Раньше дела обстояли иначе. Когда мы боролись за создание отделения, всего три хирурга выполняли 1500 операций на сердце в год, и мы распределяли операции внутри грудной полости между собой. Сегодня при тех же скромных условиях пять хирургов оперируют в два раза меньше пациентов, в то время как еще три хирурга оперируют легкие. Такова цена прогресса: в два раза больше хирургов стали выполнять гораздо меньший объем работы в условиях распада инфраструктуры. Но что поделаешь. Как раз на той неделе, когда происходили описанные события, больничная делегация пыталась привлечь на работу медсестер с Филиппин, так что ситуация должна была измениться к лучшему.

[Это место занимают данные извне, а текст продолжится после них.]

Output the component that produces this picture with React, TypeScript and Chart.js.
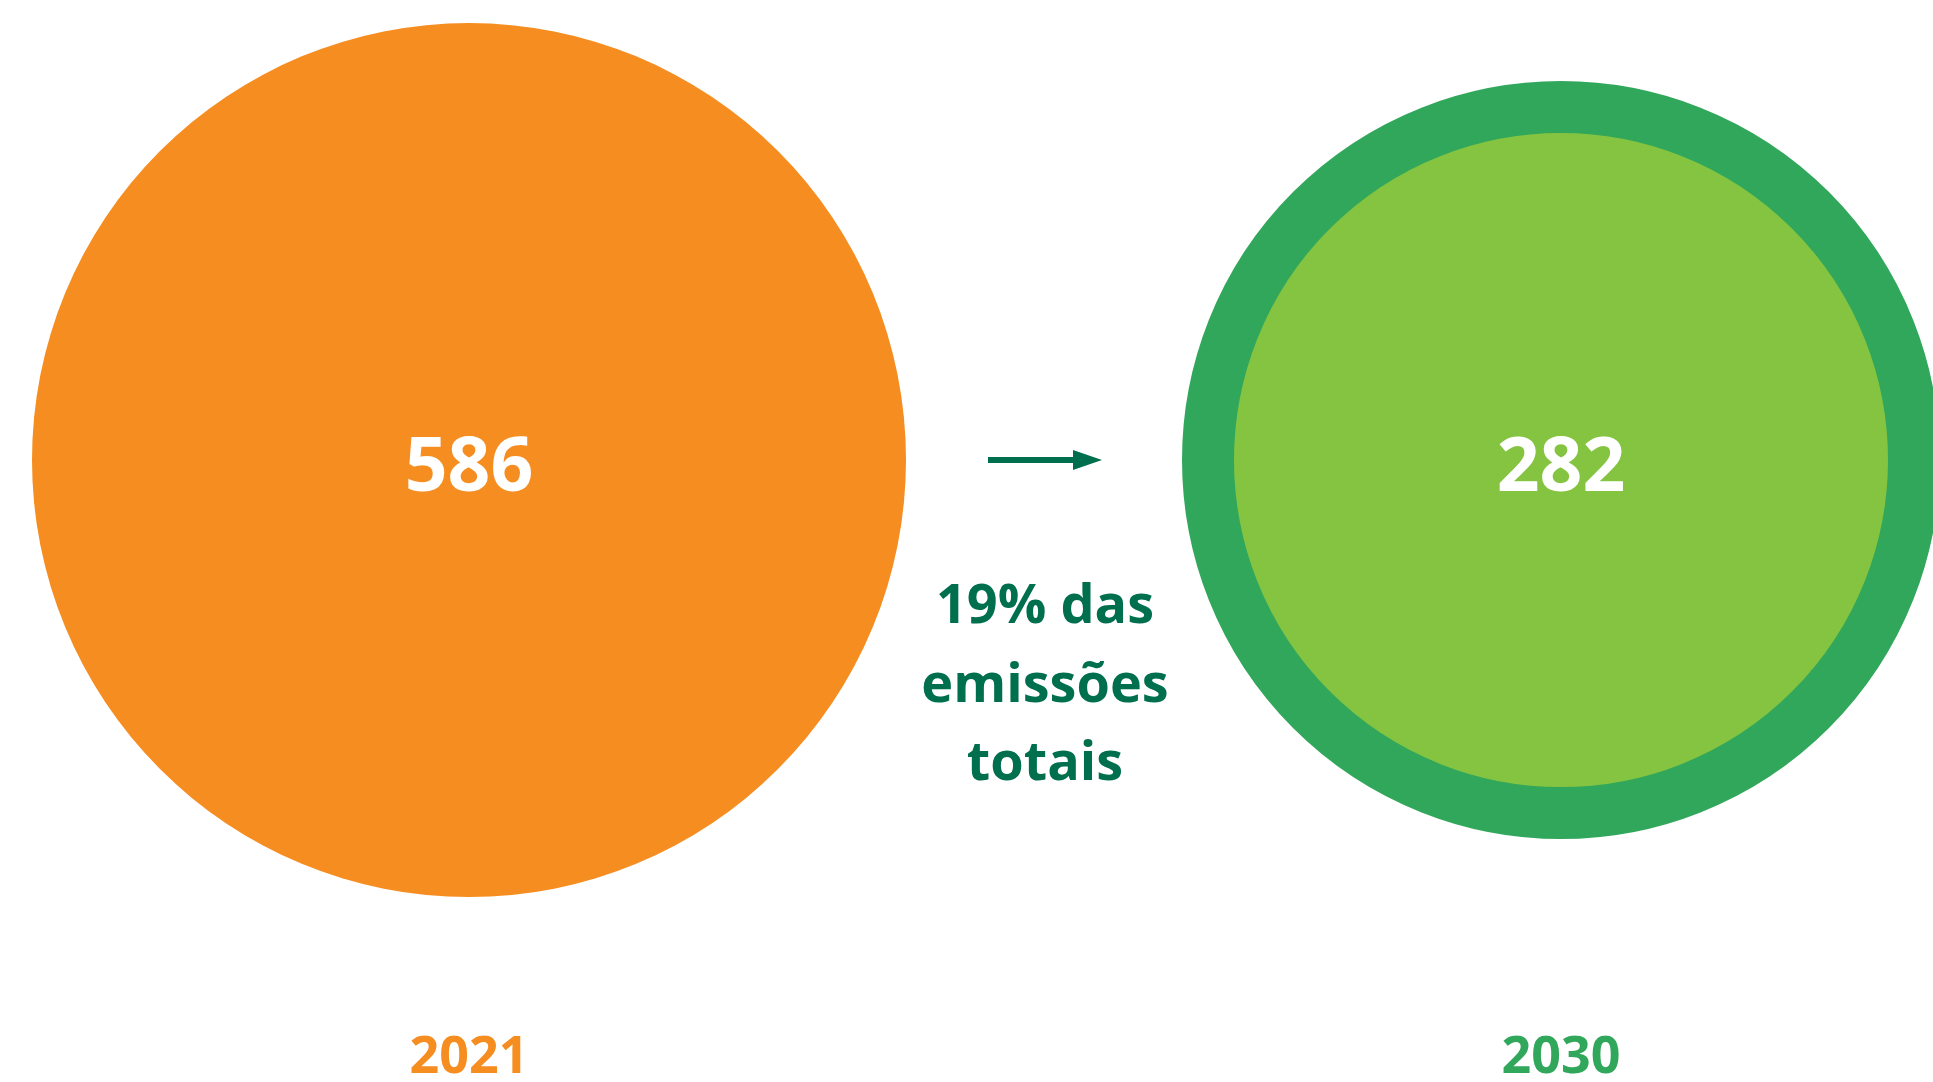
import React, { useEffect, useRef } from "react";
import { Chart, registerables } from "chart.js";

Chart.register(...registerables);

const years = ["2021", "2030"];
const emissions = [586, 282];
const noteLines = ["19% das", "emissões", "totais"];

const ORANGE = "#F68D21";
const DARK_GREEN = "#31A75B";
const LIGHT_GREEN = "#84C441";
const TEXT_GREEN = "#006F4D";
const FONT = "'Open Sans', 'DejaVu Sans', sans-serif";

const labelsPlugin = {
  id: "bubbleLabels",
  afterDatasetsDraw(chart: any) {
    const ctx = chart.ctx;
    const meta = chart.getDatasetMeta(0);
    const p0 = meta.data[0];
    const p1 = meta.data[1];
    ctx.save();
    // values inside the circles
    ctx.fillStyle = "#FFFFFF";
    ctx.font = `bold 75px ${FONT}`;
    ctx.textAlign = "center";
    ctx.textBaseline = "alphabetic";
    meta.data.forEach((el: any, i: number) => {
      ctx.fillText(String(emissions[i]), el.x, el.y + 31);
    });
    // arrow
    const cx = (p0.x + p1.x) / 2 + 30;
    const ay = p0.y;
    ctx.strokeStyle = TEXT_GREEN;
    ctx.fillStyle = TEXT_GREEN;
    ctx.lineWidth = 6;
    ctx.beginPath();
    ctx.moveTo(cx - 57, ay);
    ctx.lineTo(cx + 30, ay);
    ctx.stroke();
    ctx.beginPath();
    ctx.moveTo(cx + 28, ay - 10);
    ctx.lineTo(cx + 57, ay);
    ctx.lineTo(cx + 28, ay + 10);
    ctx.closePath();
    ctx.fill();
    // note text
    ctx.font = `bold 54px ${FONT}`;
    const offsets = [163, 242, 320];
    noteLines.forEach((t, i) => {
      ctx.fillText(t, cx, ay + offsets[i]);
    });
    ctx.restore();
  },
};

export default function App() {
  const ref = useRef<HTMLCanvasElement | null>(null);
  useEffect(() => {
    if (!ref.current) return;
    const chart = new Chart(ref.current, {
      type: "bubble",
      data: {
        labels: years,
        datasets: [
          {
            data: years.map((y) => ({ x: y as any, y: 0 })),
            backgroundColor: (c: any) => (c.dataIndex === 0 ? ORANGE : LIGHT_GREEN),
            borderColor: (c: any) => (c.dataIndex === 0 ? ORANGE : DARK_GREEN),
            borderWidth: (c: any) => (c.dataIndex === 0 ? 0 : 52),
            radius: (c: any) => (c.dataIndex === 0 ? 437 : 353),
            hoverRadius: 0,
            clip: false as any,
          } as any,
        ],
      },
      options: {
        responsive: false,
        animation: false,
        devicePixelRatio: 1,
        layout: { autoPadding: false, padding: { left: 469, right: 372, top: 0, bottom: 0 } },
        plugins: {
          legend: { display: false },
          tooltip: { enabled: false },
        },
        events: [],
        scales: {
          x: {
            type: "category",
            offset: false,
            grid: { display: false, drawTicks: false },
            border: { display: false },
            ticks: {
              padding: 0,
              autoSkip: false,
              maxRotation: 0,
              color: (c: any) => (c.index === 0 ? ORANGE : DARK_GREEN),
              font: { family: FONT, size: 52, weight: "bold", lineHeight: 0.9 },
            },
          },
          y: {
            display: false,
            min: -1.25,
            max: 1,
          },
        },
      } as any,
      plugins: [labelsPlugin],
    });
    return () => chart.destroy();
  }, []);
  return (
    <div style={{ position: "absolute", left: 0, top: 0, width: 1933, height: 1082, overflow: "hidden" }}>
      <canvas ref={ref} width={1933} height={1082} style={{ display: "block" }} />
    </div>
  );
}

Восемь часов. Мой утренний оптимизм уже начал рассеиваться. Я оставил какофонию систем жизнеобеспечения, пульсацию насосов, шипение аппаратов искусственной вентиляции легких и визг сигналов тревоги. Я слышал, как плакали родственники пациентов, которые надеялись, что койки могут в скором времени освободиться. Первая операция была запланирована на 8:30, и я надеялся, что ребенок уже находится под анестезией. Я всегда старался не смотреть, как родители расстаются со своими детьми у дверей операционной. Мне было тяжело даже тогда, когда моему сыну удаляли миндалины. Операции на сердце были на порядок сложнее. Когда я говорил родителям, что у их ребенка 95-процентный шанс на выживание, они могли думать лишь о 5-процентном риске смерти. Статистика не имеет никакого значения, если ваш ребенок умирает. Поэтому я говорил им то, что они хотели услышать, и надеялся, что все так и будет.

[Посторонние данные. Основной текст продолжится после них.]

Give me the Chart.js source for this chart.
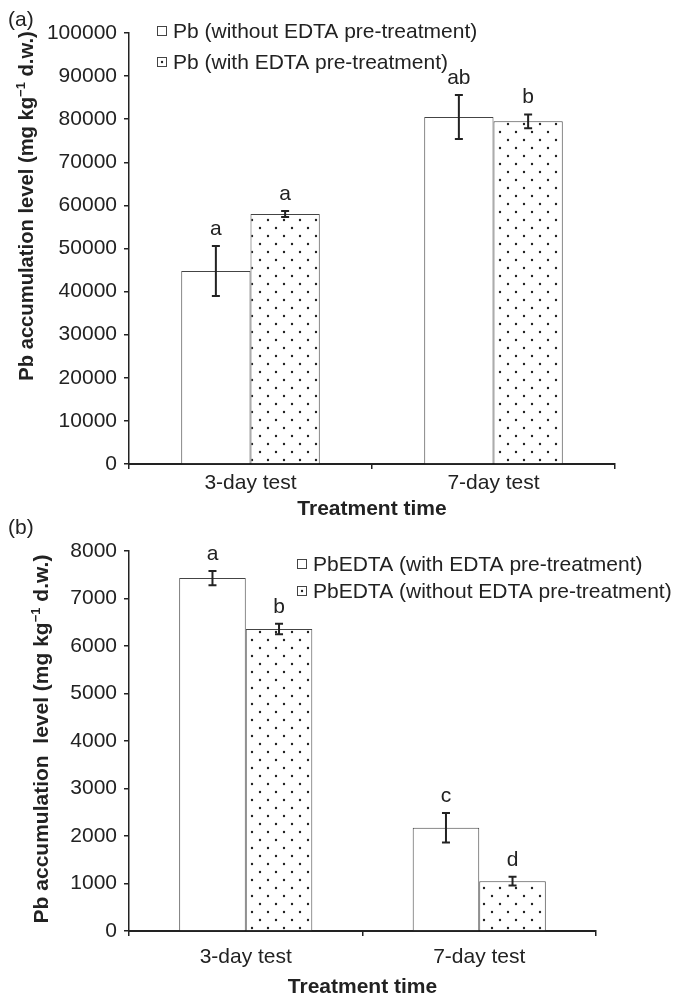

Однако анестезиологический кабинет оказался пуст. Анестезиолог сидел в кафетерии и завтракал.

«Вы уже закончили?» – спросил я спокойно.

Он покачал головой. Нам пришлось ждать обхода в педиатрическом отделении интенсивной терапии, чтобы узнать, выделят ли для девочки койку. Если бы свободной койки не оказалось, операцию пришлось бы отменить в третий раз. Этого нельзя было допустить, но обход еще даже не начинался. В 8:30 он стартовал в другом конце коридора, и я сразу направился туда. Хотя мое давление постепенно поднималось, я все равно старался оставаться вежливым. Персоналу приходилось заботиться о множестве тяжелобольных детей, и моя маленькая пациентка была лишь еще одним именем в списке, за которым следовали слова «атриовентрикулярный канал». У нее отсутствовала вся центральная часть сердца, а легкие были затоплены кровью. Ее шансы на жизнь с каждым днем уменьшались.

Прогресс в медицине привел к тому, что в два раза больше хирургов стали выполнять гораздо меньший объем работы, чем раньше.

Я любил детское отделение интенсивной терапии. Этот маленький блок стал моим убежищем, где я прятался от остальной части больницы. Там жизнь и мои собственные проблемы всегда оставались в стороне. Только особые люди могли переносить страдания, которые царили в этом месте. Медсестрам нравилось работать с пациентами, которым я делал операции на сердце, потому что большинство из них выздоравливало. Это приносило им приятное облегчение, ведь они постоянно сталкивались с ужасами детского рака, септицемии и автомобильных аварий. Там происходили худшие вещи в мире, но все работники возвращались на следующий день, чтобы начать сначала.

На каждой кровати лежало маленькое тельце, а вокруг стояли взволнованные родственники. Мои глаза остановились на паре гангренозных рук. Они принадлежали ребенку с менингококковым менингитом, за которым я наблюдал в течение нескольких недель. Его мама уже знала меня достаточно хорошо; она видела, как мои пациенты приходят и уходят вместе со своими счастливыми родителями. Я всегда спрашивал у нее, как дела, а она всегда улыбалась в ответ. В тот день почерневшие мумифицированные конечности собирались ампутировать. Эти ручки и пальчики уже было не спасти. Они бы просто отпали.